Chunya Munga
- Born: 2 September 2000 (age 25) Reading, Berkshire, England
- Height: 2.01 m (6 ft 7 in)
- Weight: 120 kg (265 lb)
- School: Leighton Park School

Rugby union career
- Position: Lock

Senior career
- Years: Team / Apps / (Points)
- 2016–2023: London Irish / 53 / (10)
- 2019: → Hartpury University (loan) / 2 / (5)
- 2023–: Northampton Saints / 41 / (15)
- Correct as of 3 January 2026

International career
- Years: Team / Apps / (Points)
- 2018: England U18s / 3 / (0)
- 2020: England U20s / 1 / (0)
- Correct as of 21 February 2020

= Chunya Munga =

English rugby union player

Chunya Munga (born 2 September 2000) is an English professional rugby union player who plays as a lock for Premiership Rugby club Northampton Saints.

==Early life==
Born in Reading, Berkshire, Munga started playing rugby union at ten years-old at his local club Reading Abbey. He attended Leighton Park School where he served as Head Boy.

==Club career==
Munga joined the London Irish Academy at the age of 14 years-old, having been a supporter of the club growing up.

===Hartpury University===
In 2019, Munga played on loan at RFU Championship side Hartpury, scoring a try on debut against Doncaster Knights in October 2019.

===London Irish===
Munga made his London Irish debut during the 2019-20 season against Bristol Bears in the Premiership Rugby Cup.
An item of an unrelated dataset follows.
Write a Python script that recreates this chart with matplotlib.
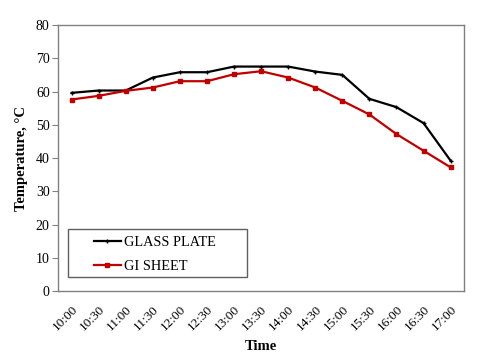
import matplotlib
matplotlib.use('Agg')
import matplotlib.pyplot as plt
from matplotlib.patches import Rectangle

times = ['10:00', '10:30', '11:00', '11:30', '12:00', '12:30', '13:00', '13:30',
         '14:00', '14:30', '15:00', '15:30', '16:00', '16:30', '17:00']
glass_plate = [59.6, 60.3, 60.3, 64.2, 65.8, 65.8, 67.5, 67.5, 67.5, 66.0, 65.0, 57.8, 55.3, 50.5, 39.2]
gi_sheet = [57.6, 58.7, 60.2, 61.2, 63.1, 63.1, 65.2, 66.1, 64.2, 61.2, 57.2, 53.1, 47.2, 42.2, 37.2]

plt.rcParams['font.family'] = ['Liberation Serif', 'DejaVu Serif']

fig = plt.figure(figsize=(4.8, 3.52), dpi=100)
ax = fig.add_axes([0.121, 0.173, 0.846, 0.756])

x = list(range(len(times)))
ax.plot(x, glass_plate, color='black', lw=1.6, marker='+', ms=3, mew=1.0, label='GLASS PLATE')
ax.plot(x, gi_sheet, color='#c00000', lw=1.6, marker='s', ms=2.5, label='GI SHEET')

ax.set_xlim(-0.5, len(times) - 0.5)
ax.set_ylim(0, 80)
ax.set_yticks(range(0, 81, 10))
ax.set_xticks(x)
ax.set_xticklabels(times, rotation=45, ha='right', rotation_mode='anchor', fontsize=9.5)
ax.tick_params(axis='y', labelsize=10, length=4, color='#808080', pad=2)
ax.tick_params(axis='x', length=0, pad=9)

for s in ax.spines.values():
    s.set_color('#808080')
    s.set_linewidth(1)

ax.set_xlabel('Time', fontsize=10.5, fontweight='bold', labelpad=5)
ax.set_ylabel('Temperature, \u00b0C', fontsize=10.5, fontweight='bold', labelpad=6)

# legend box drawn by hand so the wide left padding matches
ax.add_patch(Rectangle((0.025, 0.053), 0.441, 0.18, transform=ax.transAxes,
                       facecolor='white', edgecolor='#606060', lw=1, zorder=4))
leg = ax.legend(loc='upper left', bbox_to_anchor=(0.088, 0.207), fontsize=10.3,
                frameon=False, borderpad=0, labelspacing=0.76, handlelength=1.9,
                handletextpad=0.2, borderaxespad=0)
leg.set_zorder(5)

fig.savefig('out.png', dpi=100)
He made his league debut in the Premiership later that season against Saracens.

Munga had made 18 senior club appearances for London Irish prior to signing a new contract with the club in 2021. In May 2022 he started for the side that lost to Worcester Warriors in the final of the 2021–22 Premiership Rugby Cup. He was up to 45 appearances by the time of another new contract in January 2023.

In March 2023 Munga made his fiftieth appearance for the club and that same month started in the 2022–23 Premiership Rugby Cup final which saw them lose to Exeter Chiefs after extra time. In June 2023, London Irish went into administration, he had made 53 league appearances for London Irish before they liquidated.

===Northampton Saints===
Munga became the first former London Irish player to find a new club when he signed for Northampton Saints in June 2023.

==International career==
Munga represented England under-18 and made a solitary appearance for the England under-20 side in a defeat against Ireland during the 2020 Six Nations Under 20s Championship.

In June 2021 Munga was called up by head coach Eddie Jones to train with the senior England squad.